Having an approximate root set isn’t good enough. The failure mode of having a non-comprehensive root set is that we mistakenly decide some objects are unreachable, so we mistakenly free a reachable object and leave a dangling reference somewhere. That would be unacceptable.

Cycle collection

As I mentioned before, naïve eager refcounting can’t detect and free cyclical garbage (unreachable objects that hold references to each other). Here’s an example:

$a = new stdClass;
$b = new stdClass;
$a->prop = $b;
$b->prop = $a;

The two objects are unreachable — there’s no way to refer to them from PHP — but they will never be freed. They each have a refcount of 1, and the only way it could go to 0 is for the other object to be freed.

If we can detect such cycles, we can free them without introducing incorrect behavior. Going back to the two ways that PHP code can observe the runtime’s memory management:

  • “Correct” behavior (not freeing cycles) is that object destructors don’t run on cyclical garbage, so we can simply skip destructors while freeing cycles.

  • It’s impossible to observe array copy-on-write effects as shown above, because cyclical garbage is unreachable by definition.

With the cycle collector, we avoided the root-finding problem that we had with the string collector, because everything still had accurate refcounts. We could just look at references among heap allocations — not considering any references into the heap from outside it — and infer which ones were reachable and which weren’t. Here’s a sketch of the algorithm:

  1. Iterate over every array and object in the heap. For each one, trace its internal references (all values in an array, all properties in an object) and decrement the refcount of each of them.

  2. At this point, anything in the heap that still has a refcount greater than zero must have a reference to it from outside the heap, because its refcount has been decremented by one for each reference to it from within the heap. These allocations form an inferred root set.

  3. Put the inferred root set into a queue. Iterate over the queue; for each allocation in it, add each allocation it references to the queue and increment its refcount. This reconstructs their original refcounts, which we decremented in step 1.

  4. Free everything that still has zero refcount; it wasn’t reachable from the inferred root set.

So really, the algorithm isn’t specifically looking for cycles at all. All it’s doing is calculating reachability and then freeing unreachable memory. It just so happens that the only way to produce unreachable, unfreed memory with PHP code is to create a cycle.
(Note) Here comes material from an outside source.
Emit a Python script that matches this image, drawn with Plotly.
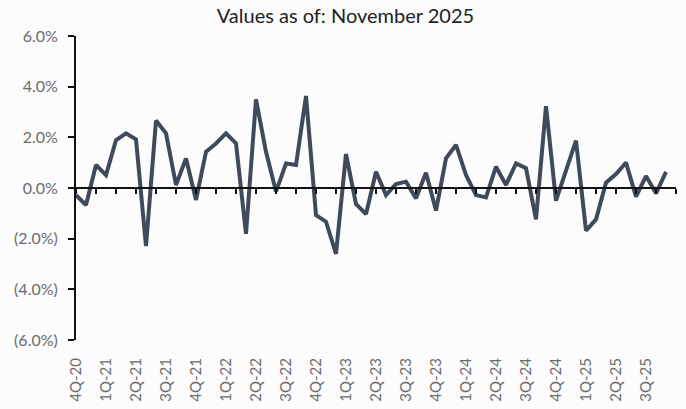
import plotly.graph_objects as go

values = [-0.28, -0.67, 0.91, 0.51, 1.89, 2.16, 1.92, -2.29, 2.66, 2.16,
          0.12, 1.17, -0.47, 1.43, 1.76, 2.16, 1.76, -1.81, 3.50, 1.43,
          -0.14, 0.97, 0.91, 3.63, -1.07, -1.33, -2.60, 1.34, -0.63, -1.03,
          0.64, -0.28, 0.16, 0.25, -0.41, 0.60, -0.89, 1.17, 1.70, 0.51,
          -0.28, -0.37, 0.84, 0.12, 0.97, 0.78, -1.24, 3.23, -0.50, 0.71,
          1.87, -1.68, -1.24, 0.21, 0.55, 1.00, -0.34, 0.47, -0.21, 0.64]

quarter_labels = ["4Q-20", "1Q-21", "2Q-21", "3Q-21", "4Q-21", "1Q-22", "2Q-22",
                  "3Q-22", "4Q-22", "1Q-23", "2Q-23", "3Q-23", "4Q-23", "1Q-24",
                  "2Q-24", "3Q-24", "4Q-24", "1Q-25", "2Q-25", "3Q-25"]

y_ticks = [-6, -4, -2, 0, 2, 4, 6]
y_tick_text = [f"({abs(v):.1f}%)" if v < 0 else f"{v:.1f}%" for v in y_ticks]

x_idx = list(range(len(values)))
label_pos = [3 * i for i in range(len(quarter_labels))]
minor_pos = list(range(0, len(values) + 1, 2))

fig = go.Figure()
fig.add_trace(go.Scatter(x=x_idx, y=values, mode="lines",
                         line=dict(color="#3F4A5A", width=4),
                         showlegend=False, hoverinfo="skip"))
# invisible trace to activate xaxis2 (zero line with tick marks)
fig.add_trace(go.Scatter(x=[0], y=[0], xaxis="x2", mode="markers",
                         marker=dict(opacity=0), showlegend=False, hoverinfo="skip"))

font_family = "Lato, 'Open Sans', sans-serif"
fig.update_layout(
    width=686, height=409,
    margin=dict(l=76, r=10, t=36, b=69, autoexpand=False),
    paper_bgcolor="#FCFCFC", plot_bgcolor="#FCFCFC",
    title=dict(text="Values as of: November 2025", x=0.5036, xanchor="center",
               y=0.96, yanchor="middle",
               font=dict(family=font_family, size=20, color="#222222")),
    xaxis=dict(range=[0, 60], tickmode="array", tickvals=label_pos,
               ticktext=quarter_labels, tickangle=-90, ticks="",
               ticklabelstandoff=14, automargin=False,
               showgrid=False, zeroline=False, showline=False,
               tickfont=dict(family=font_family, size=15, color="#6B6B6B")),
    xaxis2=dict(range=[0, 60], overlaying="x", anchor="free", position=0.5,
                side="bottom", tickmode="array", tickvals=minor_pos,
                ticks="outside", ticklen=5, tickwidth=2, tickcolor="#111111",
                showticklabels=False, showline=True, linecolor="#111111",
                linewidth=2, showgrid=False, zeroline=False),
    yaxis=dict(range=[-6, 6], tickmode="array", tickvals=y_ticks,
               ticktext=y_tick_text, ticks="outside", ticklen=6, tickwidth=2,
               tickcolor="#111111", showline=True, linecolor="#111111",
               linewidth=2, showgrid=False, zeroline=False,
               ticklabelstandoff=7, automargin=False,
               tickfont=dict(family=font_family, size=16, color="#6B6B6B")),
)

fig.write_html("out.html", config={"displayModeBar": False},
               post_script="document.body.style.margin='0';document.body.style.padding='0';")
It turned out that Facebook’s PHP codebase simply doesn’t produce much cyclical garbage. The majority of it comes from a handful of places in the code, and from a small number of very large cyclical structures. When their memory usage gets to be problematic, it’s easiest just to break the cycle by modifying the PHP code. That being the case, it’s simply not cost-effective to have a cycle collector constantly operating on production web servers. The idea is to use it as an on-demand cycle detector (so PHP developers can find cycles to break), and as a collector in long-running scripts.

The cycle collector is checked in (src/runtime/vm/backup_gc.cpp), but currently disabled due to bugs. We are aiming to fix it in the near future.